• _TASK TO COMPLETE_
Extract each line of the material that follows exactly and omit its pictures.

========================

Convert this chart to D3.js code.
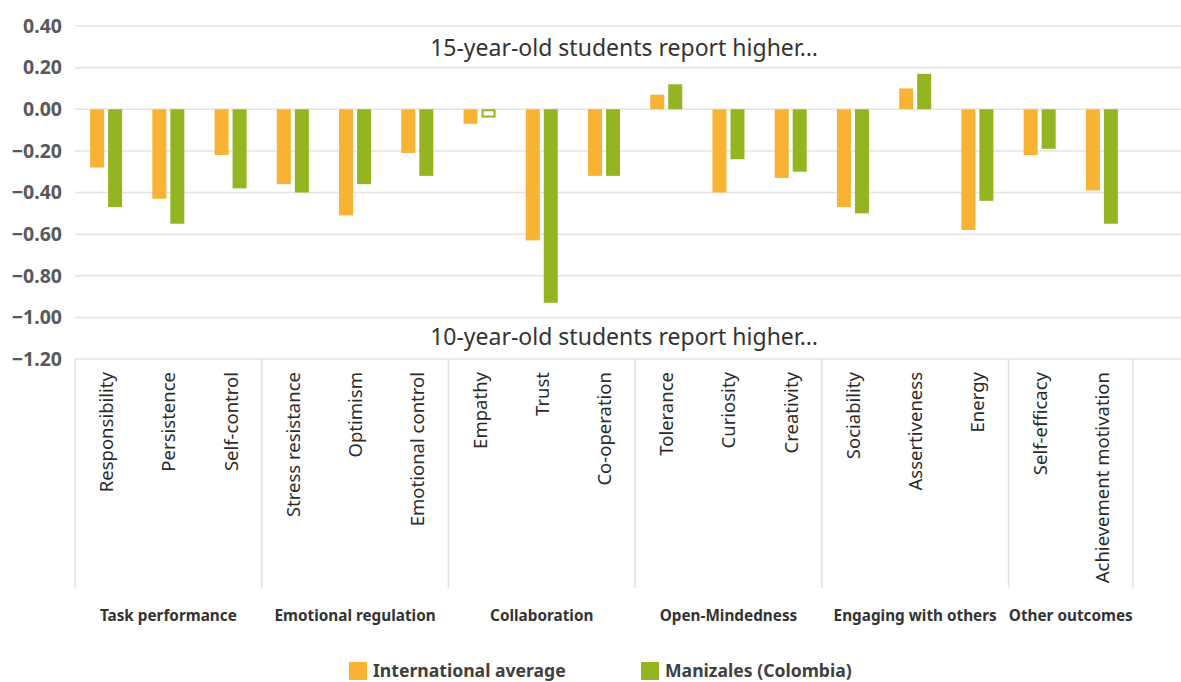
<!DOCTYPE html>
<html>
<head>
<meta charset="utf-8">
<script src="https://cdn.jsdelivr.net/npm/d3@7"></script>
<style>
	body { margin: 0; background: #ffffff; }
	text { font-family: "Noto Sans", "Open Sans", sans-serif; }
</style>
</head>
<body>
<div id="chart-area"></div>
<script>

// data
let categories = ["Responsibility", "Persistence", "Self-control",
	"Stress resistance", "Optimism", "Emotional control",
	"Empathy", "Trust", "Co-operation",
	"Tolerance", "Curiosity", "Creativity",
	"Sociability", "Assertiveness", "Energy",
	"Self-efficacy", "Achievement motivation"];

let groups = ["Task performance", "Emotional regulation", "Collaboration",
	"Open-Mindedness", "Engaging with others", "Other outcomes"];
let groupSizes = [3, 3, 3, 3, 3, 2];

let international = [-0.28, -0.43, -0.22, -0.36, -0.51, -0.21,
	-0.07, -0.63, -0.32, 0.07, -0.40, -0.33,
	-0.47, 0.10, -0.58, -0.22, -0.39];
let manizales = [-0.47, -0.55, -0.38, -0.40, -0.36, -0.32,
	-0.04, -0.93, -0.32, 0.12, -0.24, -0.30,
	-0.50, 0.17, -0.44, -0.19, -0.55];
// not significant -> drawn hollow
let manizalesHollow = ["Empathy"];

let yTicks = [0.4, 0.2, 0, -0.2, -0.4, -0.6, -0.8, -1.0, -1.2];
let seriesNames = ["International average", "Manizales (Colombia)"];
let seriesColors = ["#F9B233", "#95B422"];

let width = 1181;
let height = 682;

let plot = {left: 75, right: 1133, gridRight: 1181, top: 26, bottom: 359};

let svg = d3.select("#chart-area").append("svg")
	.attr("width", width)
	.attr("height", height);

// Scales
let x = d3.scaleBand()
	.domain(categories)
	.range([plot.left, plot.right])
	.padding(0);

let y = d3.scaleLinear()
	.domain([-1.2, 0.4])
	.range([plot.bottom, plot.top]);

// gridlines
svg.append("g")
	.selectAll("line")
	.data(yTicks)
	.enter()
	.append("line")
	.attr("x1", plot.left)
	.attr("x2", plot.gridRight)
	.attr("y1", d => y(d))
	.attr("y2", d => y(d))
	.style("stroke", "#e4e4e4")
	.style("stroke-width", 1.5);

// y axis
let yAxis = d3.axisLeft(y)
	.tickValues(yTicks)
	.tickFormat(d3.format(".2f"))
	.tickSize(0)
	.tickPadding(13);

let yAxisGroup = svg.append("g")
	.attr("transform", "translate(" + plot.left + ",0)")
	.call(yAxis);
yAxisGroup.select(".domain").remove();
yAxisGroup.selectAll("text")
	.style("font-family", "'Noto Sans', sans-serif")
	.style("font-size", "19.5px")
	.style("font-weight", "bold")
	.style("fill", "#595959");

// annotations
svg.append("text")
	.attr("x", 624)
	.attr("y", y(0.4) + 30)
	.attr("text-anchor", "middle")
	.style("font-size", "23px")
	.style("fill", "#333333")
	.text("15-year-old students report higher…");

svg.append("text")
	.attr("x", 624)
	.attr("y", y(-1.0) + 28)
	.attr("text-anchor", "middle")
	.style("font-size", "23px")
	.style("fill", "#333333")
	.text("10-year-old students report higher…");

// bars
let barW = 14;
let gap = 2;

svg.append("g")
	.selectAll("rect")
	.data(categories)
	.enter()
	.append("rect")
	.attr("x", d => x(d) + x.bandwidth() / 2 - gap - barW)
	.attr("y", (d, i) => y(Math.max(0, international[i])))
	.attr("width", barW)
	.attr("height", (d, i) => Math.abs(y(international[i]) - y(0)))
	.style("fill", seriesColors[0]);

svg.append("g")
	.selectAll("rect")
	.data(categories)
	.enter()
	.append("rect")
	.each(function (d, i) {
		let hollow = manizalesHollow.indexOf(d) >= 0;
		let bx = x(d) + x.bandwidth() / 2 + gap;
		let by = y(Math.max(0, manizales[i]));
		let bh = Math.abs(y(manizales[i]) - y(0));
		let r = d3.select(this);
		if (hollow) {
			r.attr("x", bx + 1)
				.attr("y", by + 1)
				.attr("width", barW - 2)
				.attr("height", bh - 2)
				.style("fill", "#ffffff")
				.style("stroke", seriesColors[1])
				.style("stroke-width", 2);
		} else {
			r.attr("x", bx)
				.attr("y", by)
				.attr("width", barW)
				.attr("height", bh)
				.style("fill", seriesColors[1]);
		}
	});

// category labels (rotated)
svg.append("g")
	.selectAll("text")
	.data(categories)
	.enter()
	.append("text")
	.attr("transform", d => "translate(" + (x(d) + x.bandwidth() / 2 + 7) + "," + (plot.bottom + 13) + ") rotate(-90)")
	.attr("text-anchor", "end")
	.style("font-size", "18.5px")
	.style("fill", "#2b2b2b")
	.text(d => d);

// group separators and labels
let groupStart = [];
let k = 0;
for (let i = 0; i < groups.length; i++) {
	groupStart.push(k);
	k += groupSizes[i];
}

let sepX = groupStart.map(s => x(categories[s]));
sepX.push(plot.right);

svg.append("g")
	.selectAll("line")
	.data(sepX)
	.enter()
	.append("line")
	.attr("x1", d => d)
	.attr("x2", d => d)
	.attr("y1", plot.bottom)
	.attr("y2", 588)
	.style("stroke", "#e0e0e0")
	.style("stroke-width", 1.5);

svg.append("g")
	.selectAll("text")
	.data(groups)
	.enter()
	.append("text")
	.attr("x", (d, i) => (sepX[i] + sepX[i + 1]) / 2)
	.attr("y", 621)
	.attr("text-anchor", "middle")
	.style("font-size", "15.3px")
	.style("font-weight", "bold")
	.style("fill", "#333333")
	.text(d => d);

// legend
let legendX = [349, 641];
let legend = svg.append("g")
	.selectAll("g")
	.data(seriesNames)
	.enter()
	.append("g")
	.attr("transform", (d, i) => "translate(" + legendX[i] + ",662)");

legend.append("rect")
	.attr("width", 18)
	.attr("height", 18)
	.style("fill", (d, i) => seriesColors[i]);

legend.append("text")
	.attr("x", 24)
	.attr("y", 15)
	.style("font-size", "17.6px")
	.style("font-weight", "bold")
	.style("fill", "#404040")
	.text(d => d);

</script>
</body>
</html>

========================

• _ANSWER_
Convert this chart to D3.js code.
<!DOCTYPE html>
<html>
<head>
<meta charset="utf-8">
<script src="https://cdn.jsdelivr.net/npm/d3@7"></script>
<style>
	body { margin: 0; background: #ffffff; }
	text { font-family: "Noto Sans", "Open Sans", sans-serif; }
</style>
</head>
<body>
<div id="chart-area"></div>
<script>

// data
let categories = ["Responsibility", "Persistence", "Self-control",
	"Stress resistance", "Optimism", "Emotional control",
	"Empathy", "Trust", "Co-operation",
	"Tolerance", "Curiosity", "Creativity",
	"Sociability", "Assertiveness", "Energy",
	"Self-efficacy", "Achievement motivation"];

let groups = ["Task performance", "Emotional regulation", "Collaboration",
	"Open-Mindedness", "Engaging with others", "Other outcomes"];
let groupSizes = [3, 3, 3, 3, 3, 2];

let international = [-0.28, -0.43, -0.22, -0.36, -0.51, -0.21,
	-0.07, -0.63, -0.32, 0.07, -0.40, -0.33,
	-0.47, 0.10, -0.58, -0.22, -0.39];
let manizales = [-0.47, -0.55, -0.38, -0.40, -0.36, -0.32,
	-0.04, -0.93, -0.32, 0.12, -0.24, -0.30,
	-0.50, 0.17, -0.44, -0.19, -0.55];
// not significant -> drawn hollow
let manizalesHollow = ["Empathy"];

let yTicks = [0.4, 0.2, 0, -0.2, -0.4, -0.6, -0.8, -1.0, -1.2];
let seriesNames = ["International average", "Manizales (Colombia)"];
let seriesColors = ["#F9B233", "#95B422"];

let width = 1181;
let height = 682;

let plot = {left: 75, right: 1133, gridRight: 1181, top: 26, bottom: 359};

let svg = d3.select("#chart-area").append("svg")
	.attr("width", width)
	.attr("height", height);

// Scales
let x = d3.scaleBand()
	.domain(categories)
	.range([plot.left, plot.right])
	.padding(0);

let y = d3.scaleLinear()
	.domain([-1.2, 0.4])
	.range([plot.bottom, plot.top]);

// gridlines
svg.append("g")
	.selectAll("line")
	.data(yTicks)
	.enter()
	.append("line")
	.attr("x1", plot.left)
	.attr("x2", plot.gridRight)
	.attr("y1", d => y(d))
	.attr("y2", d => y(d))
	.style("stroke", "#e4e4e4")
	.style("stroke-width", 1.5);

// y axis
let yAxis = d3.axisLeft(y)
	.tickValues(yTicks)
	.tickFormat(d3.format(".2f"))
	.tickSize(0)
	.tickPadding(13);

let yAxisGroup = svg.append("g")
	.attr("transform", "translate(" + plot.left + ",0)")
	.call(yAxis);
yAxisGroup.select(".domain").remove();
yAxisGroup.selectAll("text")
	.style("font-family", "'Noto Sans', sans-serif")
	.style("font-size", "19.5px")
	.style("font-weight", "bold")
	.style("fill", "#595959");

// annotations
svg.append("text")
	.attr("x", 624)
	.attr("y", y(0.4) + 30)
	.attr("text-anchor", "middle")
	.style("font-size", "23px")
	.style("fill", "#333333")
	.text("15-year-old students report higher…");

svg.append("text")
	.attr("x", 624)
	.attr("y", y(-1.0) + 28)
	.attr("text-anchor", "middle")
	.style("font-size", "23px")
	.style("fill", "#333333")
	.text("10-year-old students report higher…");

// bars
let barW = 14;
let gap = 2;

svg.append("g")
	.selectAll("rect")
	.data(categories)
	.enter()
	.append("rect")
	.attr("x", d => x(d) + x.bandwidth() / 2 - gap - barW)
	.attr("y", (d, i) => y(Math.max(0, international[i])))
	.attr("width", barW)
	.attr("height", (d, i) => Math.abs(y(international[i]) - y(0)))
	.style("fill", seriesColors[0]);

svg.append("g")
	.selectAll("rect")
	.data(categories)
	.enter()
	.append("rect")
	.each(function (d, i) {
		let hollow = manizalesHollow.indexOf(d) >= 0;
		let bx = x(d) + x.bandwidth() / 2 + gap;
		let by = y(Math.max(0, manizales[i]));
		let bh = Math.abs(y(manizales[i]) - y(0));
		let r = d3.select(this);
		if (hollow) {
			r.attr("x", bx + 1)
				.attr("y", by + 1)
				.attr("width", barW - 2)
				.attr("height", bh - 2)
				.style("fill", "#ffffff")
				.style("stroke", seriesColors[1])
				.style("stroke-width", 2);
		} else {
			r.attr("x", bx)
				.attr("y", by)
				.attr("width", barW)
				.attr("height", bh)
				.style("fill", seriesColors[1]);
		}
	});

// category labels (rotated)
svg.append("g")
	.selectAll("text")
	.data(categories)
	.enter()
	.append("text")
	.attr("transform", d => "translate(" + (x(d) + x.bandwidth() / 2 + 7) + "," + (plot.bottom + 13) + ") rotate(-90)")
	.attr("text-anchor", "end")
	.style("font-size", "18.5px")
	.style("fill", "#2b2b2b")
	.text(d => d);

// group separators and labels
let groupStart = [];
let k = 0;
for (let i = 0; i < groups.length; i++) {
	groupStart.push(k);
	k += groupSizes[i];
}

let sepX = groupStart.map(s => x(categories[s]));
sepX.push(plot.right);

svg.append("g")
	.selectAll("line")
	.data(sepX)
	.enter()
	.append("line")
	.attr("x1", d => d)
	.attr("x2", d => d)
	.attr("y1", plot.bottom)
	.attr("y2", 588)
	.style("stroke", "#e0e0e0")
	.style("stroke-width", 1.5);

svg.append("g")
	.selectAll("text")
	.data(groups)
	.enter()
	.append("text")
	.attr("x", (d, i) => (sepX[i] + sepX[i + 1]) / 2)
	.attr("y", 621)
	.attr("text-anchor", "middle")
	.style("font-size", "15.3px")
	.style("font-weight", "bold")
	.style("fill", "#333333")
	.text(d => d);

// legend
let legendX = [349, 641];
let legend = svg.append("g")
	.selectAll("g")
	.data(seriesNames)
	.enter()
	.append("g")
	.attr("transform", (d, i) => "translate(" + legendX[i] + ",662)");

legend.append("rect")
	.attr("width", 18)
	.attr("height", 18)
	.style("fill", (d, i) => seriesColors[i]);

legend.append("text")
	.attr("x", 24)
	.attr("y", 15)
	.style("font-size", "17.6px")
	.style("font-weight", "bold")
	.style("fill", "#404040")
	.text(d => d);

</script>
</body>
</html>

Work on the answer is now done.